McLoughlin did not cast herself as activist as Schneider, not as a Girl Scout to Garson's Boy Scout ideals. When asked how a board member could get coop members involved, she admitted no "lofty ideas," adding that board members rarely did more than attend meetings, unless they were also on a committee. She suggested more civility at the GMs and during shopping.
The next candidate, Audrey Miller Komaroff, not cute, was a coordinator and longtime member who was relatively unknown at GMs till few months earlier at her debut meeting, which had voted to limit coordinators' Gazette endorsements of candidates -- normally in their prominent columns -- to letters to the editor. At that meeting, she had called the proposal "virulent anti-coordinator stuff" and stomped out before it ended. Tonight, she called her candidacy the "first time I've ever gotten involved politically," said that she didn't see any need for changing the governing structure, and said that "I don't see anything negatively."
When an audience member said that attending GMs was "almost a prerequisite" and asked how many Miller Komaroff had been to, she said that she hadn't been a regular attendee due to her daughter's young age. When asked how chairing of meetings could be more efficient -- for her Gazette-published campaign statement had said that the meeting she'd attended, "the chair's choice of speakers during a discussion was blatantly biased" -- she said "communication," and that if you don't come to the GM with a personal agenda, "you can do a lot more."
Board member and coordinator booster Electromagnetic Israel then said the chair should make time for statements of support of candidates, but said "Screw you" when the chair said that wasn't in the rules.
Clean-cut John Urda, the next candidate, said that he had seen too many "psycho meetings" with badly behaving board members, so "If you vote for me, it's a vote for sanity." He said that the GM-attending members were the coop's decision makers, but that a board member could refuse to approve a GM decision on the grounds of questionable legality, fiscal liability, or a conflict of interest. When asked why he felt qualified to second-guess GM decisions, he said he had fiduciary experience because he was a lawyer ("Don't hold that against me.")

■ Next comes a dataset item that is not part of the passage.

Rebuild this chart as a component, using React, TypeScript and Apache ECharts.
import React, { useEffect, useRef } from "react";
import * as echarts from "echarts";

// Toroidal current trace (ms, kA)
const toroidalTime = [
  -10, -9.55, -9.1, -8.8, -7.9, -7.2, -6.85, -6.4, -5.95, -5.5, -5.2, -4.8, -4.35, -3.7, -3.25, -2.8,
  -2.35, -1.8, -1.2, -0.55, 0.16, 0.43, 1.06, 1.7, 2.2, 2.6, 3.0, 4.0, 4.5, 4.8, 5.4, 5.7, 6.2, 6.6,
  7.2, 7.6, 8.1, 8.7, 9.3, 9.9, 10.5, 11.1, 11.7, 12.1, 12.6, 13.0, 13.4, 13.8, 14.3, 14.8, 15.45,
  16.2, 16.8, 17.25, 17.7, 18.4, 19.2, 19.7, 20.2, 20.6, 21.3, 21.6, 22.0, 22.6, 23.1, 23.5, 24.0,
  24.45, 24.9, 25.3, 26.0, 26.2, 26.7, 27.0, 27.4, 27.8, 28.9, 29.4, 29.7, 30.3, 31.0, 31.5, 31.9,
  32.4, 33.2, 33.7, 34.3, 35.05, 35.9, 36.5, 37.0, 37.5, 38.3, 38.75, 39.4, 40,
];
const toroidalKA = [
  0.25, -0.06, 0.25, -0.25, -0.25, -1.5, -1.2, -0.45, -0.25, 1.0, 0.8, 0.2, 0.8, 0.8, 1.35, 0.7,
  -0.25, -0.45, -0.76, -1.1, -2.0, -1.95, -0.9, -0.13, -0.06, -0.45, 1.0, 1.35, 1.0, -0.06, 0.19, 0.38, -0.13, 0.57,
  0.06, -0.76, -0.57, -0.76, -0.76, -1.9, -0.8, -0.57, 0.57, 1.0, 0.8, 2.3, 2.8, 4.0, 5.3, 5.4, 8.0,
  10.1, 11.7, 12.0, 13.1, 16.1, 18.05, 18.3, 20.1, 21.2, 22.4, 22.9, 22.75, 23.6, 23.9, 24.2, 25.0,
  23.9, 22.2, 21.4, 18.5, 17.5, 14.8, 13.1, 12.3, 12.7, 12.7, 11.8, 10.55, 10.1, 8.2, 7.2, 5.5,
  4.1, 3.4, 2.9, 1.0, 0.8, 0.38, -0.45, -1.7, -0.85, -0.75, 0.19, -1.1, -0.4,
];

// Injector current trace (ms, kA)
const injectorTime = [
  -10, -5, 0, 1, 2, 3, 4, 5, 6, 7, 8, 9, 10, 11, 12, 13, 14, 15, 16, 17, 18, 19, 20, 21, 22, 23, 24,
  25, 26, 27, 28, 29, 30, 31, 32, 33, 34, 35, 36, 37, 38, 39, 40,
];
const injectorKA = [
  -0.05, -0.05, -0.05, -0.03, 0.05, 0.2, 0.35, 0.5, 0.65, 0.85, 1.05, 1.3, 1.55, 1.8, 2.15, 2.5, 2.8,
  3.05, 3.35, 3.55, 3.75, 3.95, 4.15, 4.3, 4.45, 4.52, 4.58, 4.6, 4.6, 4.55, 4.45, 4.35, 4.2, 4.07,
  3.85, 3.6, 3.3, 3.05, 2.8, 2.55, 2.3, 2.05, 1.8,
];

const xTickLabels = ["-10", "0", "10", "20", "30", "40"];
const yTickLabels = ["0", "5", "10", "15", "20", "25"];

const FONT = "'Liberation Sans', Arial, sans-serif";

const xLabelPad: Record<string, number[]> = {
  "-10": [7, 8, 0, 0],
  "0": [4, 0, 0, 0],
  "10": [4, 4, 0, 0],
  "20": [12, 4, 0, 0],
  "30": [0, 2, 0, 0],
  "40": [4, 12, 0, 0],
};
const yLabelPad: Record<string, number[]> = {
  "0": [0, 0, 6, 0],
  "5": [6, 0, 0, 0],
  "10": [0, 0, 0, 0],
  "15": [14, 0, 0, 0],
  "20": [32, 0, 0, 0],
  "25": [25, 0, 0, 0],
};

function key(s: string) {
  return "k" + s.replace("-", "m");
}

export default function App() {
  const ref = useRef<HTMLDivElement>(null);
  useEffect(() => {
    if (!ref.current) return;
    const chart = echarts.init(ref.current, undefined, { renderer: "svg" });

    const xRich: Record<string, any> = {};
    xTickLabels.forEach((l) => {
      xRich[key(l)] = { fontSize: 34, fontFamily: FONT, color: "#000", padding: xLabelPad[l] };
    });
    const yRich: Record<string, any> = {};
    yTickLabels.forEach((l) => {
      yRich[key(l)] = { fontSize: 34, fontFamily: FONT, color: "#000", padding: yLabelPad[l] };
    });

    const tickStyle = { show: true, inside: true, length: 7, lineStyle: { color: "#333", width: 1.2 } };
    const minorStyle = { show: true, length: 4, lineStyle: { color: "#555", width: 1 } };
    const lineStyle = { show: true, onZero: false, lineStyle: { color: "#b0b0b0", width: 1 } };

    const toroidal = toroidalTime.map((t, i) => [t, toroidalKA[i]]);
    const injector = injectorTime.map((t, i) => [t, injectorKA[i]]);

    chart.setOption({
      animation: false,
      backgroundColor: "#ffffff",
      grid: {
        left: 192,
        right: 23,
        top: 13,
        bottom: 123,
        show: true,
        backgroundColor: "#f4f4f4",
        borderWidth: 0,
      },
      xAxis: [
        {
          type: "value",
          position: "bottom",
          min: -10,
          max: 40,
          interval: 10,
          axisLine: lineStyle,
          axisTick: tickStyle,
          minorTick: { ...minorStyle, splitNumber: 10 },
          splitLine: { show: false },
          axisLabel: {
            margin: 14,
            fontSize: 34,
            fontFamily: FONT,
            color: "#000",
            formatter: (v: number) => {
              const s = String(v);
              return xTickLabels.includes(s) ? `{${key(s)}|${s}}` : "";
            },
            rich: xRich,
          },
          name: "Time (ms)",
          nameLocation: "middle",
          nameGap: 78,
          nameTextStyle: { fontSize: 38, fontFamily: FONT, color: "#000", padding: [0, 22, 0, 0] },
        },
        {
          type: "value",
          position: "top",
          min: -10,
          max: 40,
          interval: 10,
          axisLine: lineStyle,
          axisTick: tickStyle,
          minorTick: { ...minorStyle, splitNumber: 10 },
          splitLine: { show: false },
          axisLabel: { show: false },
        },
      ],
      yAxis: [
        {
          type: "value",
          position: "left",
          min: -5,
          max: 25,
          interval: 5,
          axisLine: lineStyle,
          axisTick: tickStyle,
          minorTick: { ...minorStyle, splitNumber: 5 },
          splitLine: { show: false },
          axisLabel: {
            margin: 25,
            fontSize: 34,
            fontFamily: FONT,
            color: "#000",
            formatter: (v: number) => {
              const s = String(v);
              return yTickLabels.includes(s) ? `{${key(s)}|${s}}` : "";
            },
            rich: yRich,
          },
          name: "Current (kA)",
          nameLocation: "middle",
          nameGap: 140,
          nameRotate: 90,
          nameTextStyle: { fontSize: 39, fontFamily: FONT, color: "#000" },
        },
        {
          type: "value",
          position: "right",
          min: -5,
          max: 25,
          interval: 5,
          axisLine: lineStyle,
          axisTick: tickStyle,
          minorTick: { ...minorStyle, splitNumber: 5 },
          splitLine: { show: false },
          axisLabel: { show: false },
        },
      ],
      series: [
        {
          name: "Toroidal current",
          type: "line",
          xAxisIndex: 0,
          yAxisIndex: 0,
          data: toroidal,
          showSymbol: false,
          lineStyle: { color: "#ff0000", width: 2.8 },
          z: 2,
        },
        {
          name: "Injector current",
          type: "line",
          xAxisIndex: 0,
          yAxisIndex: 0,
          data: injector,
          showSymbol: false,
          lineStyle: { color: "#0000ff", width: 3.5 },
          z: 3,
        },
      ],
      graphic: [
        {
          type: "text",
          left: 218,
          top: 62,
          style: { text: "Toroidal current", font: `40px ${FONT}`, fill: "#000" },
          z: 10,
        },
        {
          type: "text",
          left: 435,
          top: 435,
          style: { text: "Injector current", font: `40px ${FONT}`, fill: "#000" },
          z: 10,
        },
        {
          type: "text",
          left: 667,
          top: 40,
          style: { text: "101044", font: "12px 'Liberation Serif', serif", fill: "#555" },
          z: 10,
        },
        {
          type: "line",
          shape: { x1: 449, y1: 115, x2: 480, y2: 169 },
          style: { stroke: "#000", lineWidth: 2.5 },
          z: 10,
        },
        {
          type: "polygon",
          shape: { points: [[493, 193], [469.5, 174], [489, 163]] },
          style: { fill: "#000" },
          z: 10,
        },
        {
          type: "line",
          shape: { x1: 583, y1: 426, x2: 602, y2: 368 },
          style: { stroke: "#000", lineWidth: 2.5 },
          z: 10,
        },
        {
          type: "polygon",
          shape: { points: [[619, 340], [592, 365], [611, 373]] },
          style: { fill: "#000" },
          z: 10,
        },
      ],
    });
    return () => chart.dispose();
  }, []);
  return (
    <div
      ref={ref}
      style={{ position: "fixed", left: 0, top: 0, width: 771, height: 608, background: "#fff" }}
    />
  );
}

Cochair Stana Weisburd, the last candidate and also cute, denied Miller Komaroff's charge of chair bias, and said that at that past meeting, Miller Komaroff should have stayed for the criticism/self-criticism wrap-up. Miller Komaroff, her first questioner, reiterated her charge -- "I saw things that happened" -- and said that Weisburd should have approached Miller Komaroff. "I didn't know you had a problem at the time," Weisburd replied. "After the vote, I saw you hiss and leave." Weisburd added that that wasn't good behavior for a board candidate. When Weisburd said that Miller Komaroff should have come to her, Miller Komaroff nodded, and the two reportedly chatted about the issue later in the meeting.
Finally we voted, though we had to wait for the cochairs to distribute ballots that hadn't been available at the door when we had signed in. It was as the votes were tallied that we discussed rehiring the accountant and negating the meat referendum.

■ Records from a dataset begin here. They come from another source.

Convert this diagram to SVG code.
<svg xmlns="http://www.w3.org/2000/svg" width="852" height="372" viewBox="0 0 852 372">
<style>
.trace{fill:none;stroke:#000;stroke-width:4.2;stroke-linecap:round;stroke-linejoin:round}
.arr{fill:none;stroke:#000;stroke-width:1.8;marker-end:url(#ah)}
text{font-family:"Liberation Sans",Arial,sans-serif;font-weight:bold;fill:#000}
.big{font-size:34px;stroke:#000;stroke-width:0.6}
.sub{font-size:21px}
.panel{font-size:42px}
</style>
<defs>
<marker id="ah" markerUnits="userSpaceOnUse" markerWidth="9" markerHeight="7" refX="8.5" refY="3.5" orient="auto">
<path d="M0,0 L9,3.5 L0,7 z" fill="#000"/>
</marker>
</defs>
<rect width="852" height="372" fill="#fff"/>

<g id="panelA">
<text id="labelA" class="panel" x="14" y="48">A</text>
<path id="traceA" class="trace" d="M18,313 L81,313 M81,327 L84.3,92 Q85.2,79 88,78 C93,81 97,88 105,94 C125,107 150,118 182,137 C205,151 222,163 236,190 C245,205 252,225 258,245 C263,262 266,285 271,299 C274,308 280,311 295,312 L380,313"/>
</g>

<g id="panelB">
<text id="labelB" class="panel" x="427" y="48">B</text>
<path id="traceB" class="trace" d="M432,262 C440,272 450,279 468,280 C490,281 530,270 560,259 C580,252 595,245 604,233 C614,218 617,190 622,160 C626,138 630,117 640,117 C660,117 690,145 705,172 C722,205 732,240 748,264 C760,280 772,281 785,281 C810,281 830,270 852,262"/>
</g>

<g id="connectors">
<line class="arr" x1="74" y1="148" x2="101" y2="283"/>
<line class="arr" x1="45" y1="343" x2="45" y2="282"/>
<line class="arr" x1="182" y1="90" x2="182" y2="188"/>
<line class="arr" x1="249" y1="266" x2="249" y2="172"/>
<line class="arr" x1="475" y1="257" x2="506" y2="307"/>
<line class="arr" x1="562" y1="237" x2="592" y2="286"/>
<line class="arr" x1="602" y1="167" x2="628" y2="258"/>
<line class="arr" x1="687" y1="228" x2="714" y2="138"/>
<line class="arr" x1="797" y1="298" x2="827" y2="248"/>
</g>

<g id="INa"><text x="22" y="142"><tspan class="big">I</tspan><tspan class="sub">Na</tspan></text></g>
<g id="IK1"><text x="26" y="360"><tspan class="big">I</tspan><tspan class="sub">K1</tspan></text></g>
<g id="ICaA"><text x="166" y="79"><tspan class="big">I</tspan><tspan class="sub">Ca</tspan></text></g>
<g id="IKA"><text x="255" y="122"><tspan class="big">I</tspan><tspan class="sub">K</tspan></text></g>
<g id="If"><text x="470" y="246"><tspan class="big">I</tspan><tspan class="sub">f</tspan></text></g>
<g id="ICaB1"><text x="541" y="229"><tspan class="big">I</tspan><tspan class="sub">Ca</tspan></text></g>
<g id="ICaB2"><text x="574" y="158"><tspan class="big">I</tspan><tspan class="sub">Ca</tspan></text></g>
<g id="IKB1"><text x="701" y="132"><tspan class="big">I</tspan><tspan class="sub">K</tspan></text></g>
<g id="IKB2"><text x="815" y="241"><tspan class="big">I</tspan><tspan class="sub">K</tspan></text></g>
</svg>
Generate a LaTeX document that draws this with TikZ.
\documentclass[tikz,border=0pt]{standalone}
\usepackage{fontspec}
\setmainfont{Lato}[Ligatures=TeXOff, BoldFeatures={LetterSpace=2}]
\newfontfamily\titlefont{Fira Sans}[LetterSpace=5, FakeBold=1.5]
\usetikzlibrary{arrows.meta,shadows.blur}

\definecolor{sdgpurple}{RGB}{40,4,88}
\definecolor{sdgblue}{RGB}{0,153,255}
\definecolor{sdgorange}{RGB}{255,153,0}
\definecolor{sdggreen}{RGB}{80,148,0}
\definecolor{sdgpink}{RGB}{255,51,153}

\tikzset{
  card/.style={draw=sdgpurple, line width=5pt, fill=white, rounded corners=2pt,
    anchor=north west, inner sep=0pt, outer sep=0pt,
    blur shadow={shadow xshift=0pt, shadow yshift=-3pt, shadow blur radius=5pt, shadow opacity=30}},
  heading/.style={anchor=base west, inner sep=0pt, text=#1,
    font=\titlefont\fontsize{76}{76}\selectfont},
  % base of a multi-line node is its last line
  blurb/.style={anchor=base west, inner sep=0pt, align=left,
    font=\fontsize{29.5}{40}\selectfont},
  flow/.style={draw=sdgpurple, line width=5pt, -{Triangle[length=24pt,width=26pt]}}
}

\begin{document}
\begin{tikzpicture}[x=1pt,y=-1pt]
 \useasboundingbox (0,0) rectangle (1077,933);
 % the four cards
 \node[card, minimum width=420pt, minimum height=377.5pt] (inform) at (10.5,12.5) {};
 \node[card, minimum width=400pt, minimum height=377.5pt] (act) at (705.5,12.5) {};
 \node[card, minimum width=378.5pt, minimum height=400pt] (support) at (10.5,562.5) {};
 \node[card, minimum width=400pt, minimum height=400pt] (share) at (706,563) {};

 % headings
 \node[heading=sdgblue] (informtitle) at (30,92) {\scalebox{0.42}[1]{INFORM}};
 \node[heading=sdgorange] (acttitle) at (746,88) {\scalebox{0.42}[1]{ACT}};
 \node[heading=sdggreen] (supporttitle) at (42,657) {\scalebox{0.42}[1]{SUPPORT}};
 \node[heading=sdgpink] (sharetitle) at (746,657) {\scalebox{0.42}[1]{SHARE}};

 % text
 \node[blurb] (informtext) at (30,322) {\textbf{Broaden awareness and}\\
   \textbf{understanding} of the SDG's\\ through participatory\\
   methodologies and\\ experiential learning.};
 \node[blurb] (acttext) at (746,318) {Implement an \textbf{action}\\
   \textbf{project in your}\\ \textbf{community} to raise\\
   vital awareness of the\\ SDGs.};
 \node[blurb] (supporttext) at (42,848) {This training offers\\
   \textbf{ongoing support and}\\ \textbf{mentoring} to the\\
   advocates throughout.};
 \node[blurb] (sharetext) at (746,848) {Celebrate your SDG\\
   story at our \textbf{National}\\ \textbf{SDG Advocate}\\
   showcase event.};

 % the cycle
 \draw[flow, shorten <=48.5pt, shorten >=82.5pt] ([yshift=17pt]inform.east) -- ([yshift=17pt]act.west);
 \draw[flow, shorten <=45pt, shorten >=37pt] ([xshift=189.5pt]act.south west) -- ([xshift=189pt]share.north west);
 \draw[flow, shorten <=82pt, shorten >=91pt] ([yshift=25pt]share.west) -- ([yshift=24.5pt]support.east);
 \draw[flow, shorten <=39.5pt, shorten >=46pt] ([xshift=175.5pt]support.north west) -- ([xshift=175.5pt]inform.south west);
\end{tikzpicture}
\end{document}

But we also discussed proxies after one member complained that this ballot was "meaningless" since proxies would decide the vote. To which the chair lamely replied that "we all walk away with something after discussion. . . . This functions as a discussion of sorts." When more independent members less likely to rubber-stamp General Meeting decisions began to be elected to the board - especially the 1996 trio who vetoed the GM approval to pursue the Building Next Door - the coordinators began stockpiling proxies from members unable to attend the GM, not just to ensure a legal quorum, but to outvote Annual Meeting attendee support of board candidates they distrusted.
Last year, this power was partly rolled back by a GM decision to require "directed" proxies that specified board candidates, replacing "undirected" proxies that gave the coordinators who held them carte blanche to vote for whomever they wished. At last year's Annual Meeting, the first use of directed proxies still gave the coordinators overwhelming voting power in the board election, installing Marx and defeating Weisburd despite opposite voting among meeting attendees. With the coordinator voting bloc tempered again, this time with the letters-to-the-editor restriction, what would happen this year?

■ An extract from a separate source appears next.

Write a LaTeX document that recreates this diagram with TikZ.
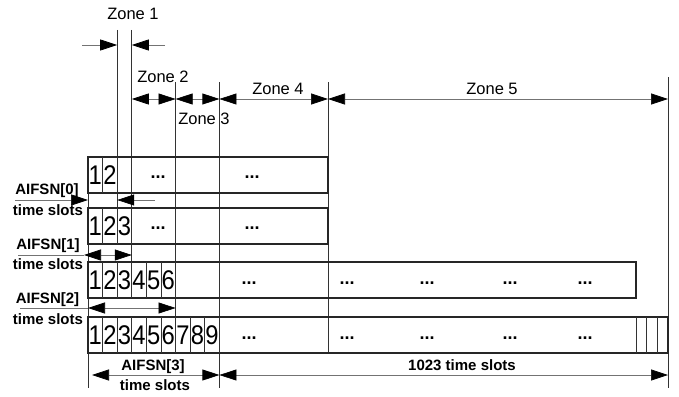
\documentclass[tikz,border=0pt]{standalone}
\usepackage{fontspec}
\setmainfont{Liberation Sans}
\newfontfamily\digitfont[FakeStretch=0.88]{Liberation Sans}
\usetikzlibrary{arrows.meta}
\tikzset{
 tipT/.style={},
 dim/.style={draw=black!55, line width=0.7pt},
 dimR/.style={dim, -{Triangle[length=17pt,width=11pt,color=black,fill=black]}},
 dimLR/.style={dim, {Triangle[length=17pt,width=11pt,color=black,fill=black]}-{Triangle[length=17pt,width=11pt,color=black,fill=black]}},
 zoneline/.style={draw=black!80, line width=0.8pt},
 rowbox/.style={draw=black!85, line width=1.3pt},
 divider/.style={draw=black!80, line width=0.8pt},
 zonelabel/.style={font=\fontsize{16.5}{18}\selectfont, anchor=base, inner sep=0pt},
 boldlabel/.style={font=\fontsize{15}{16}\selectfont\bfseries, anchor=base, inner sep=0pt},
 digit/.style={font=\digitfont\fontsize{27}{28}\selectfont, anchor=base, inner sep=0pt},
 dotsl/.style={font=\fontsize{18}{18}\selectfont\bfseries, anchor=base, inner sep=0pt},
}
\begin{document}
\begin{tikzpicture}[x=1pt,y=-1pt]
\useasboundingbox (0,0) rectangle (679,396);
\def\sw{14.6}
% zone lines
\draw[zoneline] (117.2,30) -- (117.2,208);
\draw[zoneline] (131.8,30) -- (131.8,262);
\draw[zoneline] (175.6,82) -- (175.6,353);
\draw[zoneline] (219.4,82) -- (219.4,388);
\draw[zoneline] (328,82) -- (328,353);
\draw[zoneline] (668,77) -- (668,388);
\draw[zoneline] (88,157) -- (88,388);
% zone arrows
\coordinate (z1a) at (82,45); \coordinate (z1b) at (117.2,45);
\coordinate (z1c) at (165,45); \coordinate (z1d) at (131.8,45);
\draw[dimR] (z1a) -- (z1b);
\draw[dimR] (z1c) -- (z1d);
\coordinate (za) at (131.8,99); \coordinate (zb) at (175.6,99);
\coordinate (zc) at (219.4,99); \coordinate (zd) at (328,99);
\coordinate (ze) at (668,99);
\draw[dimLR] (za) -- (zb);
\draw[dimLR] (zb) -- (zc);
\draw[dimLR] (zc) -- (zd);
\draw[dimLR] (zd) -- (ze);
\node[zonelabel] (zl1) at (133,20) {Zone 1};
\node[zonelabel] (zl2) at (163,82) {Zone 2};
\node[zonelabel] (zl3) at (204,124) {Zone 3};
\node[zonelabel] (zl4) at (278,94) {Zone 4};
\node[zonelabel] (zl5) at (492,94) {Zone 5};
% row 0
\draw[rowbox] (88,157) rectangle (328,193);
\foreach \i in {1,2} \draw[divider] ({88+\sw*\i},157) -- ({88+\sw*\i},193);
\foreach \i in {1,2} \node[digit] (r0d\i) at ({88+\sw*\i-\sw/2},184) {\i};
\node[dotsl] (r0a) at (158,178) {...};
\node[dotsl] (r0b) at (252,178) {...};
% row 1
\draw[rowbox] (88,208) rectangle (328,244);
\foreach \i in {1,2,3} \draw[divider] ({88+\sw*\i},208) -- ({88+\sw*\i},244);
\foreach \i in {1,2,3} \node[digit] (r1d\i) at ({88+\sw*\i-\sw/2},235) {\i};
\node[dotsl] (r1a) at (158,229) {...};
\node[dotsl] (r1b) at (252,229) {...};
% row 2
\draw[rowbox] (88,262) rectangle (636,298);
\foreach \i in {1,...,6} \draw[divider] ({88+\sw*\i},262) -- ({88+\sw*\i},298);
\foreach \i in {1,...,6} \node[digit] (r2d\i) at ({88+\sw*\i-\sw/2},289) {\i};
\foreach \x [count=\k] in {249,347,427,510,585} \node[dotsl] (r2e\k) at (\x,284) {...};
% row 3
\draw[rowbox] (88,317) rectangle (668,353);
\foreach \i in {1,...,9} \draw[divider] ({88+\sw*\i},317) -- ({88+\sw*\i},353);
\foreach \x in {636,646.7,657.3} \draw[divider] (\x,317) -- (\x,353);
\foreach \i in {1,...,9} \node[digit] (r3d\i) at ({88+\sw*\i-\sw/2},344) {\i};
\foreach \x [count=\k] in {249,347,427,510,585} \node[dotsl] (r3e\k) at (\x,339) {...};
% AIFSN labels
\node[boldlabel] (a0) at (47,194) {AIFSN[0]};
\node[boldlabel] (t0) at (48,215) {time slots};
\coordinate (a0s) at (15,200); \coordinate (a0e) at (88,200);
\coordinate (a0r) at (155,200); \coordinate (a0q) at (117.2,200);
\draw[dimR] (a0s) -- (a0e);
\draw[dimR] (a0r) -- (a0q);
\node[boldlabel] (a1) at (48,249) {AIFSN[1]};
\node[boldlabel] (t1) at (48,269) {time slots};
\coordinate (a1s) at (18,255); \coordinate (a1l) at (84,255); \coordinate (a1e) at (131.8,255);
\draw[dim] (a1s) -- (a1l);
\draw[dimLR] (a1l) -- (a1e);
\node[boldlabel] (a2) at (47.5,303) {AIFSN[2]};
\node[boldlabel] (t2) at (48,324) {time slots};
\coordinate (a2s) at (20,308); \coordinate (a2l) at (88,308); \coordinate (a2e) at (175.6,308);
\draw[dim] (a2s) -- (a2l);
\draw[dimLR] (a2l) -- (a2e);
\node[boldlabel] (a3) at (153,370) {AIFSN[3]};
\node[boldlabel] (t3) at (155,390) {time slots};
\coordinate (a3l) at (92,375); \coordinate (a3e) at (219.4,375); \coordinate (a3f) at (668,375);
\draw[dimLR] (a3l) -- (a3e);
\draw[dimLR] (a3e) -- (a3f);
\node[boldlabel] (tt) at (462,370) {1023 time slots};
\end{tikzpicture}
\end{document}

The cochairs announced the results. The coordinators' three favorites had won, with the two top vote-getters, Garson and Urda, receiving the two full terms and Miller Komaroff, who scored third, receiving the remaining term of resigned director Marx. Had proxies been ignored and only the votes of the Annual Meeting's attendees counted, Urda and McLoughlin would have won the two full terms, with Garson winning the short term. Miller Komaroff would have been disqualified for receiving more nays than yeas.
We then elected from the board members a president; it was too late to fiddle over who would become veep, secretary, and treasurer. The nominees for president were Garson, Miller Komaroff, and Urda.
Someone suggested that the candidates forgo new grilling since they'd already spoken as board candidates, but one audience member objected. Urda said that if elected president he would follow the example of outgoing president Schneider, showing leadership on some issues. In contrast, Miller Komaroff said that the presidency was "a thing the state tells us we have to do . . . in case a document has to be signed." Board member Israel asked whether it would be nice for the coop to have a woman president, and Miller Komaroff agreed.
Garson said that the coop presidency "is an incredibly meaningless term and I promise never to bring it up if I am elected." This prompted a member to ask if Garson understood the legal responsibilities of the presidency, to which Garson replied, "I might. Mostly signing. I would take the advice of the staff and the membership." "Don't you feel that you should have some extra oversight . . . of this multi-million-dollar business? You have some awesome legal responsibilities," said another. Garson replied that such oversight would be useful, but that the board of directors was not designed for that.
The audience elected Urda president by a vote of 28-6, with Garson almost as popular at 25-9. Miller Komaroff, unpopular without coordinator-influenced proxies to back her up, was rejected for the presidency by a vote of 8-21.
The board of directors, including its new meat, then voted 5-0 to approve each of the meeting's decisions. Over half of the audience had long since left. "The meeting has evaporated before my eyes," said the chair, who abandoned the usual closing rituals and urged us to leave ASAP.